In their second year, they hired and trained 14 community women to take over the program after their internship was complete. According to Janet, the women had no formal education past high-school but a lot of life experience, good basic skills and a perfect mix of commitment, ambition and calling.
“It was a good thing they had lots of life experience because we were a bit lacking in that area,” said Janet. “There we were discussing family planning, childcare, and business development all pretty much from textbooks. These women, on the other hand, had lived these things and really taught us more than we taught them.”
“Those were fun days of building deep relationships with these amazing Kenyan women— walking the paths with them, gaining their insights, leadership, and friendship. Training sessions with these 14 women were often full of laughter, song and creativity. At the same time, as we deepened our relationships, we also saw more clearly the barriers for women in, the long-standing tribal tensions, the emergence of the HIV-AIDS crisis, corruption at many levels, and the fact that this agrarian society was getting crowded on its land in the midst of a difficult economic, social, and political transition,” Roxanne added.
Eventually, the community women were given bicycles and sent out to the villages on their own to weigh babies, teach composting, and facilitate business groups.
“At the end of not quite two years, the Nambale Diocese had a development program that was the envy of other nearby dioceses. It was having good results and was almost completely run by locals,” said Janet. “These women accomplished so much more than we ever could have, even if we stayed twenty years.”
“The Christian Community Services community development program that we saw the birth of continues to this day, and became a national model for the Anglican Church in Kenya,” added Roxanne. “Several of the women we trained have continued in their leadership roles in community development. One has even built her own community-based non-profit, which is now serving the HIV and AIDS-affected families and children at the base of Mt. Elgon.”
The experience also shaped Roxanne and Janet. Roxanne went on to graduate school in Iowa and studied urban planning. Her internship experiences helped her when she did community planning in Northern New Mexico.
“The growth of the Christian Community Services program was built on the social capital, the networks, and talents of the people and resources of the Nambale Diocese of the Anglican church. I brought this experience and these values to build bridges and forge partnerships in my ten years of work as a town and economic development planner in Taos, New Mexico,” she said.

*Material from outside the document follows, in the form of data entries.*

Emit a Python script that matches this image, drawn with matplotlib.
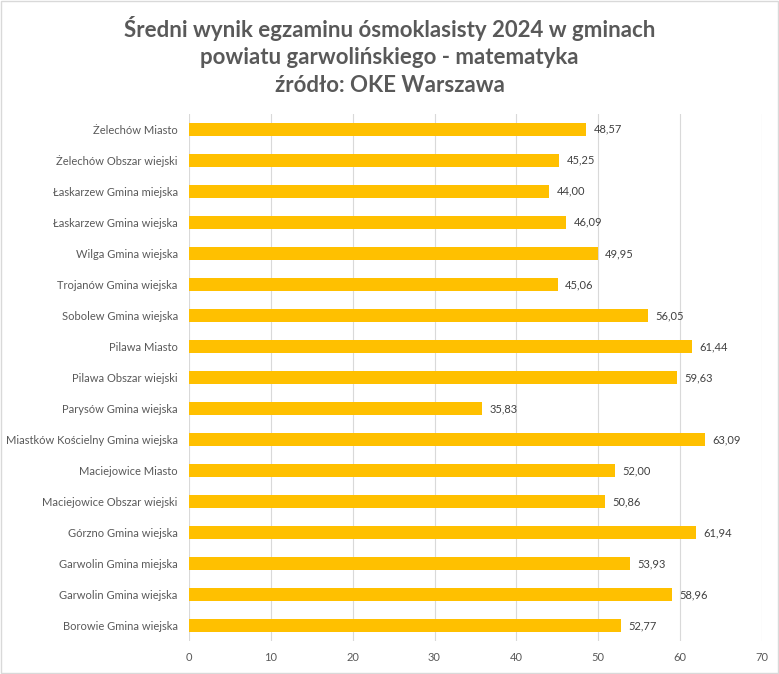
import matplotlib
matplotlib.use('Agg')
import matplotlib.pyplot as plt
import numpy as np

# data, bottom to top as drawn
gminy = ['Borowie Gmina wiejska', 'Garwolin Gmina wiejska', 'Garwolin Gmina miejska',
         'Górzno Gmina wiejska', 'Maciejowice Obszar wiejski', 'Maciejowice Miasto',
         'Miastków Kościelny Gmina wiejska', 'Parysów Gmina wiejska', 'Pilawa Obszar wiejski',
         'Pilawa Miasto', 'Sobolew Gmina wiejska', 'Trojanów Gmina wiejska',
         'Wilga Gmina wiejska', 'Łaskarzew Gmina wiejska', 'Łaskarzew Gmina miejska',
         'Żelechów Obszar wiejski', 'Żelechów Miasto']
wyniki = [52.77, 58.96, 53.93, 61.94, 50.86, 52.00, 63.09, 35.83, 59.63,
          61.44, 56.05, 45.06, 49.95, 46.09, 44.00, 45.25, 48.57]
ticks = [0, 10, 20, 30, 40, 50, 60, 70]

plt.rcParams['font.family'] = ['Lato', 'DejaVu Sans']
grey = '#595959'

fig = plt.figure(figsize=(7.79, 6.74), dpi=100)
ax = fig.add_axes([0.2426, 0.049, 0.7354, 0.782])

y = np.arange(len(gminy))
ax.barh(y, wyniki, height=0.4, color='#FFC000', zorder=3)
for yi, v in zip(y, wyniki):
    ax.text(v + 0.9, yi, f'{v:.2f}'.replace('.', ','), va='center', ha='left',
            fontsize=8, color='#404040')

ax.set_xlim(0, 70)
ax.set_ylim(-0.5, 16.5)
ax.set_xticks(ticks)
ax.set_yticks(y)
ax.set_yticklabels(gminy)
ax.tick_params(axis='both', length=0, labelsize=8, colors=grey)
ax.tick_params(axis='x', pad=8)
ax.tick_params(axis='y', pad=8)
ax.xaxis.grid(True, color='#D9D9D9', linewidth=0.8, zorder=0)
for s in ax.spines.values():
    s.set_visible(False)

fig.text(0.5, 0.917, 'Średni wynik egzaminu ósmoklasisty 2024 w gminach\n'
         'powiatu garwolińskiego - matematyka\nźródło: OKE Warszawa',
         ha='center', va='center', fontsize=16, fontweight='bold', color=grey,
         linespacing=1.36)

fig.patches.append(plt.Rectangle((0.001, 0.001), 0.998, 0.998, transform=fig.transFigure,
                                 fill=False, edgecolor='#D9D9D9', linewidth=1))

fig.savefig('out.png', dpi=100)
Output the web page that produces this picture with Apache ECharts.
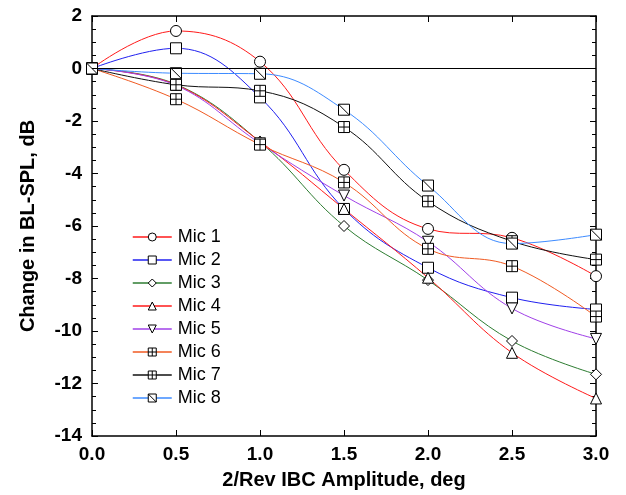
<!DOCTYPE html>
<html>
<head>
<meta charset="utf-8">
<script src="https://cdn.jsdelivr.net/npm/echarts@6/dist/echarts.min.js"></script>
<style>html,body{margin:0;padding:0;background:#fff}#c{width:626px;height:495px}</style>
</head>
<body>
<div id="c"></div>
<script>
// Data
var xValues = [0, 0.5, 1.0, 1.5, 2.0, 2.5, 3.0];
var mic1 = [0, 1.43, 0.26, -3.86, -6.11, -6.45, -7.91];
var mic2 = [0, 0.77, -1.1, -5.35, -7.59, -8.73, -9.18];
var mic3 = [0, -0.6, -2.8, -6.0, -8.06, -10.38, -11.65];
var mic4 = [0, -0.62, -2.78, -5.35, -7.97, -10.83, -12.57];
var mic5 = [0, -0.64, -2.85, -4.84, -6.6, -9.14, -10.3];
var mic6 = [0, -1.17, -2.9, -4.34, -6.87, -7.53, -9.45];
var mic7 = [0, -0.62, -0.85, -2.23, -5.06, -6.58, -7.28];
var mic8 = [0, -0.18, -0.2, -1.57, -4.46, -6.67, -6.33];
var seriesNames = ['Mic 1','Mic 2','Mic 3','Mic 4','Mic 5','Mic 6','Mic 7','Mic 8'];
var yTicks = [2, 0, -2, -4, -6, -8, -10, -12, -14];
var xTicks = ['0.0','0.5','1.0','1.5','2.0','2.5','3.0'];

var allData = [mic1, mic2, mic3, mic4, mic5, mic6, mic7, mic8];
var colors = ['#ff1a1a', '#2020f0', '#2e7d32', '#ff1a1a', '#a040e8', '#f05a22', '#111111', '#3d8bff'];
var symbols = [
  'circle',
  'path://M0,0L10,0L10,10L0,10Z',
  'path://M5,0L10,5L5,10L0,5Z',
  'path://M5,0L10,9L0,9Z',
  'path://M0,0L10,0L5,9Z',
  'path://M0,0L10,0L10,10L0,10Z M5,0L5,10 M0,5L10,5',
  'path://M0,0L10,0L10,10L0,10Z M5,0L5,10 M0,5L10,5',
  'path://M0,0L10,0L10,10L0,10Z M0,0L10,10'
];
var sizes = [11, 11, 11, 11, 11, 11, 11, 11];

var font = 'Liberation Sans, Arial, Helvetica, sans-serif';

var series = allData.map(function (arr, i) {
  var s = {
    name: seriesNames[i],
    type: 'line',
    smooth: 0.4,
    data: arr.map(function (v, j) { return [xValues[j], v]; }),
    symbol: symbols[i],
    symbolSize: sizes[i],
    showAllSymbol: true,
    lineStyle: { color: colors[i], width: 1 },
    itemStyle: { color: '#ffffff', borderColor: '#000', borderWidth: 1 },
    emphasis: { disabled: true },
    animation: false,
    z: 3
  };
  if (i === 0) {
    s.markLine = {
      silent: true,
      symbol: ['none', 'none'],
      label: { show: false },
      lineStyle: { color: '#000', type: 'solid', width: 1 },
      data: [{ yAxis: 0 }],
      animation: false
    };
  }
  return s;
});

var chart = echarts.init(document.getElementById('c'), null, { renderer: 'canvas' });
var axisLine = { show: true, onZero: false, lineStyle: { color: '#000', width: 1.5 } };
chart.setOption({
  animation: false,
  backgroundColor: '#fff',
  grid: { left: 92, right: 30, top: 16, bottom: 57, containLabel: false },
  legend: {
    orient: 'vertical',
    left: 132,
    top: 228,
    padding: 0,
    itemWidth: 39,
    itemHeight: 10,
    itemGap: 5,
    selectedMode: false,
    data: seriesNames,
    itemStyle: { color: '#ffffff', borderColor: '#000', borderWidth: 1 },
    lineStyle: { width: 1.5 },
    textStyle: { fontFamily: font, fontSize: 18, color: '#000', lineHeight: 18, padding: [0, 0, 0, 1] }
  },
  xAxis: [{
    type: 'value', min: 0, max: 3, interval: 0.5,
    axisLine: axisLine,
    axisTick: { inside: true, length: 6, lineStyle: { color: '#000', width: 1 } },
    splitLine: { show: false },
    axisLabel: {
      margin: 9, fontFamily: font, fontWeight: 'bold', fontSize: 19, color: '#000',
      formatter: function (v) { return xTicks[Math.round(v * 2)]; }
    },
    name: '2/Rev IBC Amplitude, deg',
    nameLocation: 'middle', nameGap: 34,
    nameTextStyle: { fontFamily: font, fontWeight: 'bold', fontSize: 20, color: '#000' }
  }, {
    type: 'value', min: 0, max: 3, interval: 0.5, position: 'top',
    axisLine: axisLine,
    axisTick: { inside: true, length: 6, lineStyle: { color: '#000', width: 1 } },
    splitLine: { show: false },
    axisLabel: { show: false }
  }],
  yAxis: [{
    type: 'value', min: -14, max: 2, interval: 2,
    axisLine: axisLine,
    axisTick: { inside: true, length: 6, lineStyle: { color: '#000', width: 1 } },
    minorTick: { show: true, splitNumber: 4, length: 4, lineStyle: { color: '#000', width: 1 } },
    splitLine: { show: false },
    axisLabel: {
      margin: 10, fontFamily: font, fontWeight: 'bold', fontSize: 19, color: '#000',
      formatter: function (v) { var k = yTicks.indexOf(v); return k >= 0 ? String(yTicks[k]) : ''; }
    },
    name: 'Change in BL-SPL, dB',
    nameLocation: 'middle', nameGap: 54, nameRotate: 90,
    nameTextStyle: { fontFamily: font, fontWeight: 'bold', fontSize: 20, color: '#000' }
  }, {
    type: 'value', min: -14, max: 2, interval: 2, position: 'right',
    axisLine: axisLine,
    axisTick: { inside: true, length: 6, lineStyle: { color: '#000', width: 1 } },
    minorTick: { show: true, splitNumber: 4, length: 4, lineStyle: { color: '#000', width: 1 } },
    splitLine: { show: false },
    axisLabel: { show: false }
  }],
  series: series
});
</script>
</body>
</html>
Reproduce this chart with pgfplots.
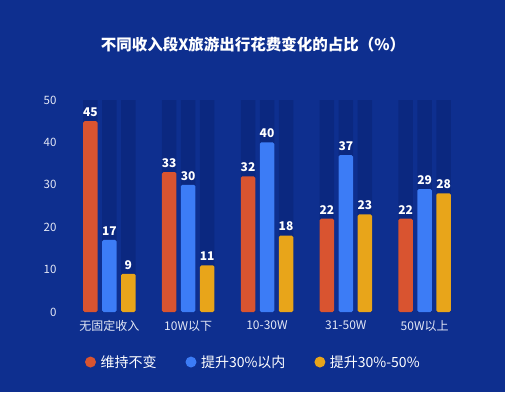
\documentclass[border=0pt]{standalone}
\usepackage{pgfplots}
\pgfplotsset{compat=1.18}
\usepackage{fontspec}
\setmainfont{Noto Sans CJK SC}
\definecolor{bg}{RGB}{14,47,143}
\definecolor{shadow}{RGB}{11,40,128}
\definecolor{cred}{RGB}{217,84,48}
\definecolor{cblue}{RGB}{60,124,246}
\definecolor{cyel}{RGB}{232,165,26}
\definecolor{ticktxt}{RGB}{228,232,245}
\begin{document}
\begin{tikzpicture}
\fill[bg] (0,0) rectangle (505pt,392pt);
\node[text=white, font=\bfseries\fontsize{15.5}{17}\selectfont] at (253pt,347pt) {不同收入段X旅游出行花费变化的占比（\%）};
\begin{axis}[
  at={(66pt,80pt)}, anchor=south west,
  scale only axis, width=402pt, height=212pt,
  xmin=-0.55, xmax=4.55, ymin=0, ymax=50,
  axis line style={draw=none},
  tick style={draw=none},
  ytick={0,10,20,30,40,50},
  xtick={0,1,2,3,4},
  xticklabels={无固定收入,10W以下,10-30W,31-50W,50W以上},
  /pgf/number format/assume math mode=true,
  yticklabel style={text=ticktxt, font=\fontsize{11.5}{12}\selectfont, xshift=-6pt},
  xticklabel style={text=ticktxt, font=\fontsize{12}{13}\selectfont, yshift=-5pt},
  bar width=14.5pt,
  clip=false,
  nodes near coords style={text=white, font=\bfseries\fontsize{12}{13}\selectfont, yshift=1pt},
  legend style={at={(0.466,-0.236)}, anchor=center, draw=none, fill=none, text=white,
    font=\fontsize{14}{16}\selectfont, legend columns=3,
    /tikz/every even column/.append style={column sep=27pt}},
  legend image code/.code={\fill (0cm,0cm) circle (5.5pt); \path (8pt,0pt);},
]
\addplot[ybar, bar shift=-19pt, fill=shadow, draw=none, forget plot] coordinates {(0,50)(1,50)(2,50)(3,50)(4,50)};
\addplot[ybar, bar shift=0pt, fill=shadow, draw=none, forget plot] coordinates {(0,50)(1,50)(2,50)(3,50)(4,50)};
\addplot[ybar, bar shift=19pt, fill=shadow, draw=none, forget plot] coordinates {(0,50)(1,50)(2,50)(3,50)(4,50)};
\addplot[ybar, bar shift=-19pt, fill=cred, draw=none, rounded corners=1.5pt, nodes near coords, every node near coord/.append style={xshift=-19pt}] coordinates {(0,45)(1,33)(2,32)(3,22)(4,22)};
\addplot[ybar, bar shift=0pt, fill=cblue, draw=none, rounded corners=1.5pt, nodes near coords] coordinates {(0,17)(1,30)(2,40)(3,37)(4,29)};
\addplot[ybar, bar shift=19pt, fill=cyel, draw=none, rounded corners=1.5pt, nodes near coords, every node near coord/.append style={xshift=19pt}] coordinates {(0,9)(1,11)(2,18)(3,23)(4,28)};
\legend{维持不变,提升30\%以内,提升30\%-50\%}
\end{axis}
\end{tikzpicture}
\end{document}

Today, she leads strategic initiatives for Partners Worldwide, a global network of businesspeople who are growing businesses and creating jobs to pursue their vision of “business as ministry for a world without poverty.”
“As an organization that grew out of CRWRC’s work, Partner Worldwide shares a lot of the core development values and principles that were part of my internship with CRWRC. I am now dialoguing with a global team, business volunteers, and interns on issues of local ownership, resources, talents, and sustainability that I learned during my internship,” she said.
Janet spent nearly 13 of the next 21 years working for CRWRC. She returned to Nambale Diocese three years later for a six-month assignment, managed a rehabilitation project following the war and genocide in Rwanda, and served as Regional Relief Coordinator for CRWRC’s international disaster response team in East and Southern Africa. While she left the position after having a baby, she continued to do some writing for CRWRC. She just completed almost three years working with Religions for Peace, a global interfaith network.
“Whenever I hear young people talking about their careers or their future, I strongly encourage them to take a bit of time and work overseas or at least travel. The perspective they gain on how the rest of the world lives in comparison to their own privileges will stick with them forever. Not every intern will stay with CRWRC or go back overseas but you can bet that wherever they go in their lives, they take that experience with them and it influences their choices,” she said.
Other CRWRC interns agree.
“The CRWRC internship was a great jumping off point for us, allowing us the opportunity to experience the complexity of community development – its joys and struggles,” said Matt VanGeest, who interned in Senegal in 1999 and 2000 with his wife, Esther. He now works in Haiti the International Organization for Migration as a Program Manager. “Our time in Senegal helped us understand the absolute importance of community voices in determining their own future. Twelve years later, we still come back to moments, people, memories that were made during that year in Senegal. It would be fair to say that the overall experience pushed us deeper into our commitment to social justice and working alongside others to try to make this world a little more Kingdom-like.”
Joel Lautenbach spent 10 months in Malawi with CRWRC in 2006 and 2007 and now works for CRWRC in their Grand Rapids office in the Donor Relations department.
“I understand now how important it is to view those seen as beneficiaries of our work as men and women with dignity. Whether here in North America or around the world, all people have something to offer in the process of change. When it comes to culture, different isn't necessarily right or wrong, it's just different,” he said. “I also learned that God answers prayer directly and there is more going on spiritually in our physical surroundings than our western culture often leads us to believe,” he said.
“The free and frequent access to leaders who were living out a vision for how we all could be daily participants in the building of the Kingdom of God, right here and right now, helped to mold my framework for understanding how people of faith could exercise their faith in ways that had relevant impact in places of poverty and hurt and isolation,” added Sarah Rinsema-Sybenga, who served with CRWRC in Muskegon, Michigan from 2003-2005. She is now the Executive Director of a Christian Community Development Organization in Downtown Muskegon. “In many ways, it was through the experience with CRWRC, that I found back my place in the church.”
Since 1989, CRWRC has sent 27 interns overseas for paid international internship positions. The program has also been modified. While these internships continue to be modeled after the original version, there are now several types including International Youth Internship Program internships funded by the Canadian International Development Agency (CIDA), self-funded internships, and internships affiliated with a college or university for school credit. To find out more, contact Iona Buisman (Canada) or Mary Dykstra (US).
As for Roxanne and Janet, their friendship continues even though they now live in Grand Rapids, Michigan and Brooklyn, New York respectively. Their annual (or more frequent) get-togethers have included weddings, pregnancies, family get-togethers and weekends just for the two of them including one memorable reunion in July 1997 when they met again in Nambale Diocese at the home of the archdeacon’s family they had come to love. Roxanne came from Nairobi and Janet came from Kigali. They ate ugali and greens and laughed about those motorcycles, and celebrated God’s goodness in their lives.